Я, конечно, не хочу сказать, что только в тюремном заключении постигаются роковые проблемы, возникающие в раздумьях о пройденном жизненном пути. Но в тюрьме, да и вообще в вынужденном одиночестве, особенно явственно понимаешь, что мечты не осуществлены, ошибки неисправимы, надежды тщетны и смерть недалека, возможно, в обличьи палача. Но в этих же условиях на душевное состояние влияет своеобразное преимущество узника, находящегося в полной изоляции: хоть он страдает даже в страхе, зато освобожден на время от повседневных забот «быстротекущей жизни», от мелких житейских тягот, от суеты, из-за которой трагедия — по своей сути — может обратиться в комедию — по форме.

Стало быть, в тюремном одиночестве человек, если он владеет своими нервами, может порой мыслить на уровне чистой высокой трагедии. Правда, в одиночестве, погрузившись в размышления, человек может незаметно для себя увлечься и некими абстрактными понятиями, за которыми скрывается доступная людям реальность. Такова была обуревавшая меня в секретной тюрьме жажда бессмертия.

Если бы я был религиозен, я бы обрадовался, что «жив чувством соприкосновения таинственным мирам иным» — как говорил русский инок у Достоевского. Не было этого. К сожалению. Несмотря на то, что человек в тюрьме причастен к тайнам бытия больше, чем в повседневной сутолоке.

Я думаю, что страстная воля к бессмертию, томившая душу в одиночном заключении, была и выражением тоски по жизни во всем ее величии и красоте, была вместе с тем игрой ума и защитной реакцией в застенке.
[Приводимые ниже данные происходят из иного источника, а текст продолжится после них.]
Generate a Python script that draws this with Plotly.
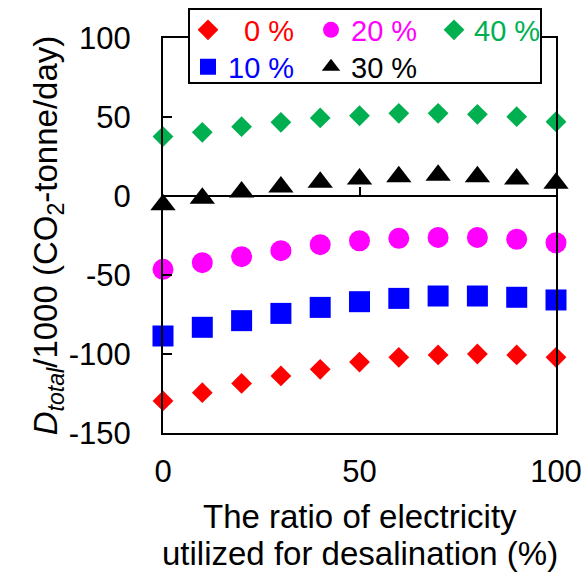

С этой точки зрения мои попытки в тюрьме выразить в словах мечты о бессмертии — форма поисков выхода из тупика.

…Итак, рассказ о тюремном тупике, начатый зловещим изречением «Змея есть змея, тюрьма есть тюрьма» и посвященный в значительной своей части опасным сторонам пребывания в особорежимной тюрьме, — я заканчиваю рассуждением о высокой трагедии и общечеловеческой радости.
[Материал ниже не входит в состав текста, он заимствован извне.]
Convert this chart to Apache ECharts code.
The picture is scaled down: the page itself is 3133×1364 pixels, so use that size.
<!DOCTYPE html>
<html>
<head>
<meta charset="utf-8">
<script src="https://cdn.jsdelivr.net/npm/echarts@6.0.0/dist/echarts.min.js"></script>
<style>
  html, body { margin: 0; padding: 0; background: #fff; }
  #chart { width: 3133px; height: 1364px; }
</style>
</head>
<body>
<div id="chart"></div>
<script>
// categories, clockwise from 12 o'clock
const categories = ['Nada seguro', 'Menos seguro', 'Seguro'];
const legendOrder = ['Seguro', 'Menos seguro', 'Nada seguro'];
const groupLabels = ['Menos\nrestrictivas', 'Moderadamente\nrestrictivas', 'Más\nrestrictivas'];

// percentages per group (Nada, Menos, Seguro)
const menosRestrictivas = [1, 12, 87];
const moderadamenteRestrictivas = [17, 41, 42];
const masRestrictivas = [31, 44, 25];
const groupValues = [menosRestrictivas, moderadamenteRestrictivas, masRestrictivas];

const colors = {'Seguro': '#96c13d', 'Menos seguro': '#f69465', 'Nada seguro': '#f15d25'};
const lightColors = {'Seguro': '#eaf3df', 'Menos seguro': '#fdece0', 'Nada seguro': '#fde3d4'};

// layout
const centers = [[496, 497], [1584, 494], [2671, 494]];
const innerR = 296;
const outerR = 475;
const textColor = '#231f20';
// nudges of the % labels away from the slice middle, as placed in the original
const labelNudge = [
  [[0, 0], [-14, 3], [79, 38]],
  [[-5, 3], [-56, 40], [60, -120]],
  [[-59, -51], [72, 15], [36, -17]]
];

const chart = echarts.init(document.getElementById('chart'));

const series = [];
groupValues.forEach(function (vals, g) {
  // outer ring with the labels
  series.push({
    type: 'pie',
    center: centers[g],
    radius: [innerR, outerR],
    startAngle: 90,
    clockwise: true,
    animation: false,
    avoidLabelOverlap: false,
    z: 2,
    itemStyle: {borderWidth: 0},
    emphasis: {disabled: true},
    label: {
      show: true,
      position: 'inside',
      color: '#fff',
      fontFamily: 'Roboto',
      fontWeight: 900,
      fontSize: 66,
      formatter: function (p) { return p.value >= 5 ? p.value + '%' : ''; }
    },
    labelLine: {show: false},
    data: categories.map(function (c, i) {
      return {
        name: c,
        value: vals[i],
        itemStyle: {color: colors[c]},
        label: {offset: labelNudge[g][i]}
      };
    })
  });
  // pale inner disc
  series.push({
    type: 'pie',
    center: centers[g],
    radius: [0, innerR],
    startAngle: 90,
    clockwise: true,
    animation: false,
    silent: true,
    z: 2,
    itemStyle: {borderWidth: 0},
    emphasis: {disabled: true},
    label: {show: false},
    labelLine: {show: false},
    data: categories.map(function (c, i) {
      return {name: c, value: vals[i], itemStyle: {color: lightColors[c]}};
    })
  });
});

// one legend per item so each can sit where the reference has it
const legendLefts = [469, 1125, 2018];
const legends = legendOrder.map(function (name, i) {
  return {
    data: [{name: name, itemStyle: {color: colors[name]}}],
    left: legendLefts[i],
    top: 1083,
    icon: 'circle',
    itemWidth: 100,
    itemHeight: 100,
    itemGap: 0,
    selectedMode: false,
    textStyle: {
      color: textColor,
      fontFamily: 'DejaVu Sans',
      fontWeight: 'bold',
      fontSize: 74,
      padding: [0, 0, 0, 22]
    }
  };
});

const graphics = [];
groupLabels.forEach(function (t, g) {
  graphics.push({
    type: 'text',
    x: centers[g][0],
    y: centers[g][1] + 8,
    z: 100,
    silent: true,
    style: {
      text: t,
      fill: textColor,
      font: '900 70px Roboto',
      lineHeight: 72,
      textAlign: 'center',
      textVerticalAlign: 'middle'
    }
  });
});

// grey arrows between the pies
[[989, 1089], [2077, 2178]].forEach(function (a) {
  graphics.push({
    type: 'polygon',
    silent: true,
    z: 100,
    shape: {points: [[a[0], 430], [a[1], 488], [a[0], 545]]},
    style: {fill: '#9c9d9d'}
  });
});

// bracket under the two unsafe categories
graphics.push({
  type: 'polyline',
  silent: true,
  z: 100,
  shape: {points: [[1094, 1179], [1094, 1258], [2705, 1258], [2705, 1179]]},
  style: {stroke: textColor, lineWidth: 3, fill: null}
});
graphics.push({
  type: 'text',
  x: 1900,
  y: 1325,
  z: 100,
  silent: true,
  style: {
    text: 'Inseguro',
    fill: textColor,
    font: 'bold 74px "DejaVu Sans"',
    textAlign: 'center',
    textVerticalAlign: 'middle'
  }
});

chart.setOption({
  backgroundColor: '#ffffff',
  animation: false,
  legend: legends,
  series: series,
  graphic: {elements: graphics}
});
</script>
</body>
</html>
Такой ход повествования отражает развитие моего душевного мира во время долгого пребывания в Сухановской тюрьме. Тюремщики вряд ли были способны понять, каким образом эпитет «особая» может приобрести иной смысл, чем тот зловещий, который они ему придавали. Действительно, рассказывая о моих мечтаниях в одиночке, я описываю особое состояние, но не состояние деградации, которого добивались тюремщики, а наоборот, поиски выхода из тупика. Правда, мечты о бессмертии могли быть и формой бегства от страшной действительности. Все дело в том, что бежать от нее нельзя было. Скрыться от действительности было невозможно потому, что тюрьма была частью страны (я уже писал об этом). Сухановская тюрьма с ее условиями существования, губительными для личности, была по своей сути типичной для страны и эпохи. Эти анормальные условия не могли бы стать реальностью, если бы эту тюрьму не породил античеловечный режим того времени.
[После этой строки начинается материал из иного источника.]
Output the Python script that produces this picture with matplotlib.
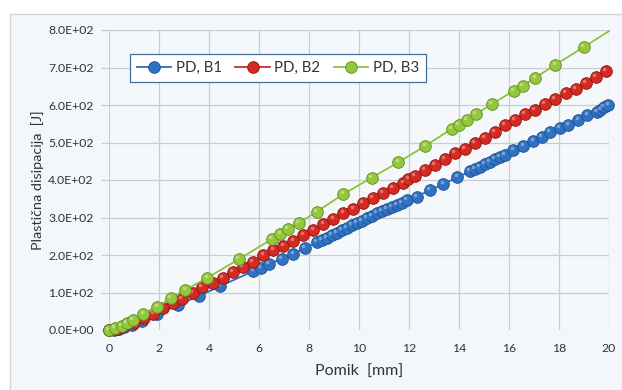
import matplotlib
matplotlib.use("Agg")
import matplotlib.pyplot as plt
from matplotlib.patches import Rectangle
from matplotlib.ticker import FuncFormatter, MultipleLocator
from matplotlib.transforms import offset_copy

# Pomik [mm] / plasticna disipacija [J]
b1_x = [0.0, 0.2, 0.4, 0.6, 0.9, 1.3, 1.93, 2.77, 3.6, 4.45, 5.77, 6.07, 6.4, 6.9,
        7.37, 7.84, 8.31, 8.51, 8.71, 8.91, 9.11, 9.31, 9.51, 9.71, 9.91, 10.11,
        10.31, 10.51, 10.71, 10.91, 11.11, 11.31, 11.51, 11.71, 11.91, 12.31, 12.84,
        13.37, 13.93, 14.44, 14.64, 14.84, 15.04, 15.24, 15.44, 15.64, 15.84, 16.17,
        16.57, 16.97, 17.3, 17.64, 18.04, 18.37, 18.77, 19.13, 19.51, 19.65, 19.8, 19.97]
b1_y = [0, 1, 3, 7, 13, 25, 42, 67, 91, 117, 157, 165, 176, 190,
        203, 218, 234, 240, 246, 253, 260, 267, 273, 279, 285, 292,
        298, 304, 311, 317, 322, 328, 334, 340, 347, 356, 373,
        389, 407, 423, 429, 436, 442, 449, 455, 461, 468, 479,
        492, 505, 516, 527, 538, 548, 560, 573, 582, 588, 594, 600]

b2_x = [0.0, 0.3, 0.6, 1.0, 1.4, 1.77, 2.17, 2.55, 2.91, 3.35, 3.71, 4.15, 4.55,
        4.95, 5.35, 5.75, 6.17, 6.57, 6.97, 7.37, 7.77, 8.17, 8.57, 8.97, 9.37,
        9.77, 10.15, 10.55, 10.95, 11.35, 11.77, 11.97, 12.24, 12.64, 13.04, 13.44,
        13.84, 14.24, 14.64, 15.04, 15.44, 15.84, 16.24, 16.64, 17.04, 17.44, 17.84,
        18.28, 18.68, 19.08, 19.48, 19.88]
b2_y = [0, 4, 10, 20, 32, 44, 58, 71, 83, 100, 114, 126, 140,
        155, 169, 182, 200, 213, 225, 237, 253, 267, 282, 295, 311,
        324, 338, 351, 366, 380, 393, 402, 412, 427, 440, 455,
        471, 484, 499, 512, 529, 546, 560, 575, 588, 603, 616,
        631, 644, 659, 674, 691]

b3_x = [0.0, 0.24, 0.5, 0.7, 0.95, 1.37, 1.93, 2.48, 3.05, 3.93, 5.2, 6.5, 6.85,
        7.15, 7.6, 8.3, 9.37, 10.5, 11.57, 12.65, 13.7, 14.0, 14.3, 14.67, 15.3,
        16.2, 16.55, 17.05, 17.85, 19.0, 20.0]
b3_y = [0, 5, 11, 18, 27, 42, 62, 85, 107, 139, 189, 242, 256,
        269, 286, 315, 362, 406, 447, 491, 536, 547, 560, 575, 602,
        638, 651, 673, 707, 755, 797]

series = [
    ("PD, B1", b1_x, b1_y, "#2f72c4", "#1c4f8f", "#2d6cc0"),
    ("PD, B2", b2_x, b2_y, "#d42a22", "#8c1410", "#c8302a"),
    ("PD, B3", b3_x, b3_y, "#94c83c", "#5f8a1e", "#8cc43c"),
]

plt.rcParams["font.family"] = ["Lato", "DejaVu Sans"]
TXT = "#333333"

fig = plt.figure(figsize=(6.22, 3.9), dpi=100)
fig.patches.append(Rectangle((10 / 622, -0.01), 1.0, 1 - 14 / 390 + 0.01,
                             transform=fig.transFigure, facecolor="#f3f6fa",
                             edgecolor="#d2d4d8", linewidth=1.0, zorder=-5))

ax = fig.add_axes([109 / 622, 1 - 330 / 390, 500 / 622, 300 / 390])
ax.set_zorder(2)
ax.set_facecolor("#f5f8fb")

for i, (name, xs, ys, face, edge, line) in enumerate(series):
    n = len(xs)
    marks = list(range(n - 1)) if name == "PD, B3" else list(range(n))
    ax.plot(xs, ys, color=line, linewidth=1.3, marker="o", markersize=8.4,
            markerfacecolor=face, markeredgecolor=edge, markeredgewidth=0.6,
            markevery=marks, label=name, zorder=3 + i, clip_on=False)
    hl = offset_copy(ax.transData, fig=fig, x=-1.2, y=1.4, units="points")
    ax.plot([xs[k] for k in marks], [ys[k] for k in marks], linestyle="none",
            marker="o", markersize=2.6, markerfacecolor="white",
            markeredgewidth=0, alpha=0.35, transform=hl, zorder=3 + i, clip_on=False)

ax.set_xlim(0, 20)
ax.set_ylim(0, 800)
ax.xaxis.set_major_locator(MultipleLocator(2))
ax.yaxis.set_major_locator(MultipleLocator(100))
ax.yaxis.set_major_formatter(FuncFormatter(lambda v, p: f"{v:.1E}"))
ax.grid(True, color="#c9cdd3", linewidth=0.9, zorder=1)
ax.set_axisbelow(True)
for s in ax.spines.values():
    s.set_visible(False)
ax.tick_params(axis="x", length=0, pad=9, labelsize=8.8, labelcolor=TXT)
ax.tick_params(axis="y", length=6, width=0.9, color="#c9cdd3", pad=5,
               labelsize=8.8, labelcolor=TXT)

ax.set_xlabel("Pomik  [mm]", fontsize=11.5, color=TXT, labelpad=8)
ax.set_ylabel("Plastična disipacija  [J]", fontsize=10.4, color=TXT, labelpad=3)

leg = ax.legend(loc="upper left", bbox_to_anchor=(0.042, 0.92), ncol=3,
                fontsize=10.8, frameon=True, fancybox=False, handlelength=2.3,
                columnspacing=0.9, handletextpad=0.3, borderpad=0.45,
                borderaxespad=0)
leg.get_frame().set_edgecolor("#3e6f9e")
leg.get_frame().set_linewidth(0.9)
leg.get_frame().set_facecolor("white")
leg.get_frame().set_alpha(1)
for t in leg.get_texts():
    t.set_color(TXT)

fig.savefig("out.png", dpi=100)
Мои размышления в одиночке были не только поисками выхода из тюремного тупика, но и поисками выхода из огромного лабиринта обмана и самообмана.

В ЛАБИРИНТЕ СРЕДСТВ И ЦЕЛЕЙ

Я вспоминал неосуществленные альтернативы моего жизненного пути и убеждался, что могу изменить направление пути, но не в состоянии изменить итог.

Смысл сочиненного мною в одиночке романа «Жизнь с вариантами» был тот, что все возможные ответвления жизненного пути героя, советского интеллигента, неизбежно должны были завершиться в тюремной камере, где эти варианты были сконструированы. Я и теперь так думаю, но теперь я вижу и допущенную мною в моем романе ошибку. Я открывал перед героем возможность выбора нового пути и образа жизни, но оставлял в силе мировоззрение героя романа. Мой герой неизменно сохранял убежденность в том, что наступила эпоха благотворной перестройки общества, а Россия положила начало важным историческим переменам в жизни человечества.

Такая приверженность определенной отвлеченной идее, определенному общественному движению, а следовательно, и неким обязательным целям, должна привести и к подчинению средств этим целям; таким «средством» может стать целая жизнь. Но если цели не осуществились или произошла в жизни общества подмена целей, то обесцениваются и средства, тогда может обесцениться жизнь человека.